| Artist Bio
Born in 1937 in Nantes, Brittany, in the northwestern corner
of France, Jean Duquoc is a man of his time and place. He
is inexorably tied to this region. While geographically part
of France, Brittany’s soul remains its own. The only
Celtic nation outside of the British Isles, Brittany packs
a whole world into 1000 square miles; heath, forest, rocks,
and sea. The elements roar through the countryside as if to
battle. This tension creates dynamic transformation, of color
and emotion. Jean Duquoc describes his job as seeing these
forces of nature and capturing them on canvas.
A self-taught painter, Jean Duquoc draws his inspiration
from the sea, the sky and the earth that surround and define
him. Many of his themes revolve around the traditional and
rapidly disappearing Breton way of life. He chooses symbols
like the peasant women in the fields, the village chapel,
old-fashioned sailboats, and the paths that connect them.
It is by these paths that we can find our way into his paintings.
Not tied to one medium, Duquoc employs graphite, oils, acrylics,
and most recently, oil pastels.

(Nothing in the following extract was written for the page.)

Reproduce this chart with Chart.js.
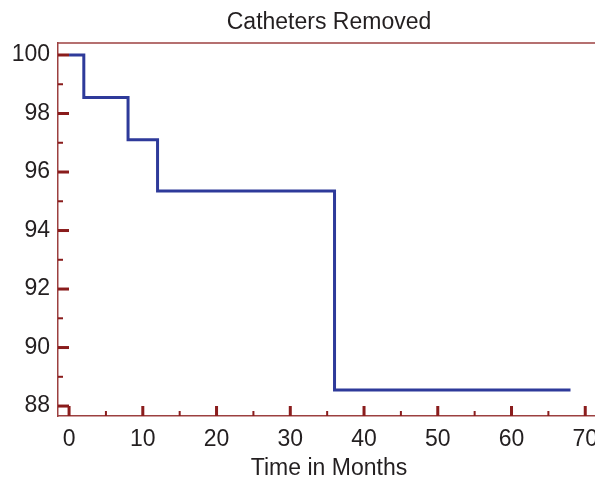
<!DOCTYPE html>
<html>
<head>
<meta charset="utf-8">
<script src="https://cdn.jsdelivr.net/npm/chart.js@4.4.1/dist/chart.umd.min.js"></script>
<style>
  html, body { margin: 0; padding: 0; background: #fff; overflow: hidden; }
  #wrap { width: 620px; height: 477px; }
</style>
</head>
<body>
<div id="wrap"><canvas id="km"></canvas></div>
<script>
// survival steps (months, % catheters remaining)
const months = [0, 2, 8, 12, 36, 68];
const survival = [100, 98.55, 97.1, 95.35, 88.55, 88.55];
const xTickLabels = [0, 10, 20, 30, 40, 50, 60, 70];
const yTickLabels = [88, 90, 92, 94, 96, 98, 100];

const TEXT = "#231f20";
const TICK = "#8a1c1c";
const FRAME = "#9c4040";
const FONT = "'Liberation Sans', Arial, sans-serif";

// inward tick marks + top frame line
const innerTicks = {
  id: "innerTicks",
  afterDatasetsDraw(chart) {
    const { ctx, chartArea, scales: { x, y } } = chart;
    ctx.save();
    ctx.strokeStyle = FRAME;
    ctx.lineWidth = 1.5;
    ctx.beginPath();
    ctx.moveTo(chartArea.left, chartArea.top);
    ctx.lineTo(chartArea.right, chartArea.top);
    ctx.stroke();

    ctx.fillStyle = TICK;
    xTickLabels.forEach((v, i) => {
      const px = x.getPixelForValue(v);
      ctx.fillRect(px - 1.5, chartArea.bottom - 10, 3, 10);
      if (i < xTickLabels.length - 1) {
        const mx = x.getPixelForValue((v + xTickLabels[i + 1]) / 2);
        ctx.fillRect(mx - 1, chartArea.bottom - 5, 2, 5);
      }
    });
    yTickLabels.forEach((v, i) => {
      const py = y.getPixelForValue(v);
      ctx.fillRect(chartArea.left, py - 1.5, 11, 3);
      if (i < yTickLabels.length - 1) {
        const my = y.getPixelForValue((v + yTickLabels[i + 1]) / 2);
        ctx.fillRect(chartArea.left, my - 1, 5, 2);
      }
    });
    ctx.restore();
  }
};

new Chart(document.getElementById("km"), {
  type: "line",
  data: {
    datasets: [{
      data: months.map((m, i) => ({ x: m, y: survival[i] })),
      stepped: "before",
      borderColor: "#2e3a9a",
      borderWidth: 3,
      pointRadius: 0,
      fill: false
    }]
  },
  options: {
    responsive: true,
    maintainAspectRatio: false,
    animation: false,
    layout: { padding: { left: 0, right: 20, top: 0, bottom: 0 } },
    plugins: {
      legend: { display: false },
      tooltip: { enabled: false },
      title: {
        display: true,
        fullSize: false,
        text: "Catheters Removed",
        color: TEXT,
        font: { family: FONT, size: 23, weight: "normal", lineHeight: 1.2 },
        padding: { top: 9, bottom: 6.4 }
      }
    },
    scales: {
      x: {
        type: "linear",
        min: -1.5,
        max: 72,
        afterBuildTicks: s => { s.ticks = xTickLabels.map(v => ({ value: v })); },
        afterFit: s => { s.height = 61; },
        grid: { display: false, drawTicks: false },
        border: { color: FRAME, width: 1.5 },
        ticks: { color: TEXT, padding: 10, maxRotation: 0, font: { family: FONT, size: 23 } },
        title: {
          display: true,
          text: "Time in Months",
          color: TEXT,
          font: { family: FONT, size: 23, lineHeight: 1 },
          padding: { top: 0, bottom: -3 }
        }
      },
      y: {
        min: 87.66,
        max: 100.41,
        afterBuildTicks: s => { s.ticks = yTickLabels.map(v => ({ value: v })); },
        afterFit: s => { s.width = 58; },
        grid: { display: false, drawTicks: false },
        border: { color: FRAME, width: 1.5 },
        ticks: { color: TEXT, padding: 8, font: { family: FONT, size: 23 } }
      }
    }
  },
  plugins: [innerTicks]
});
</script>
</body>
</html>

For him, the pastels are an
act of bravery. They are a mistress as demanding as Brittany
herself, no mixing of the colors, no redoing any aspect. Just
one man, one canvas, and a riot of pigment, capturing the
moment before it fades away.
Many words have been used to describe the work of Jean Duquoc
– Colorist, Fauvist, Expressionist, Regionalist. Each
word speaks to some aspect of his work but the only one that
encompasses the entire range is Duquoc.